In Kechika Chronicler, award-winning historian Jay Sherwood delves
into the diaries of reclusive packer William Freer to uncover daily life
in one of the most remote areas of BC.
Willard Freer lived in remote areas of northern BC for most of his life.
Born in Kamloops in 1910 and raised in the Peace River country, Freer
came to the Kechika River valley in 1942, where he worked for a number
of years with famed packer and guide Skook Davidson. He then built a
cabin about 35 kilometres to the north and spent the rest of his life in
the valley, and at Fireside, an Alaska Highway lodge near the junction
of the Kechika and Liard rivers. By all accounts, Freer was a quiet,
introverted person, who faithfully kept a daily diary from 1942 to 1975.
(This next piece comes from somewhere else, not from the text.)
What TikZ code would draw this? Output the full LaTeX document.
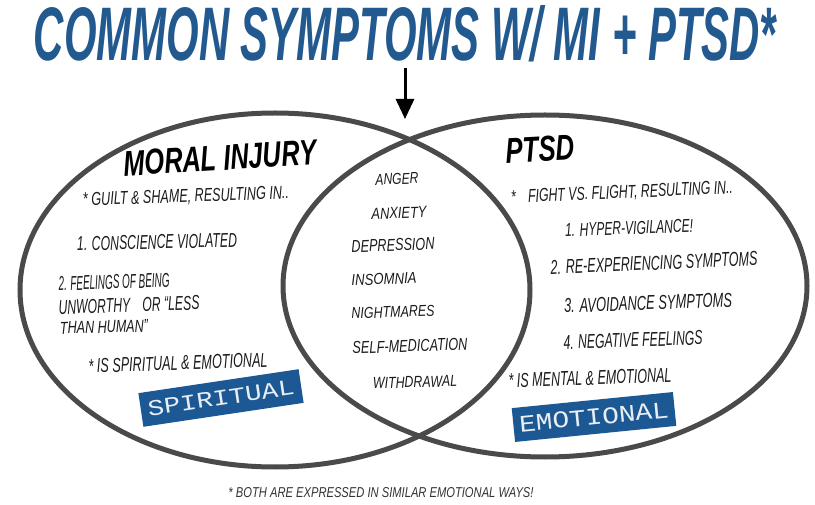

Most of the entries are brief, but cumulatively they provide a detailed
record of life in northern BC and southern Yukon Territory. Due to his
proximity to the famed Alaska Highway and the historic Davie Trail,
Willard encountered many of the Indigenous people who lived, worked, and
travelled through the Kechika valley, as well as casual visitors, bush
pilots, government survey parties including the Geological Survey of
Canada, major mining companies, and branches of the US Army in northern
BC during World War II. Willard Freer's diaries are the most extensive
written record of daily life in a remote region of BC.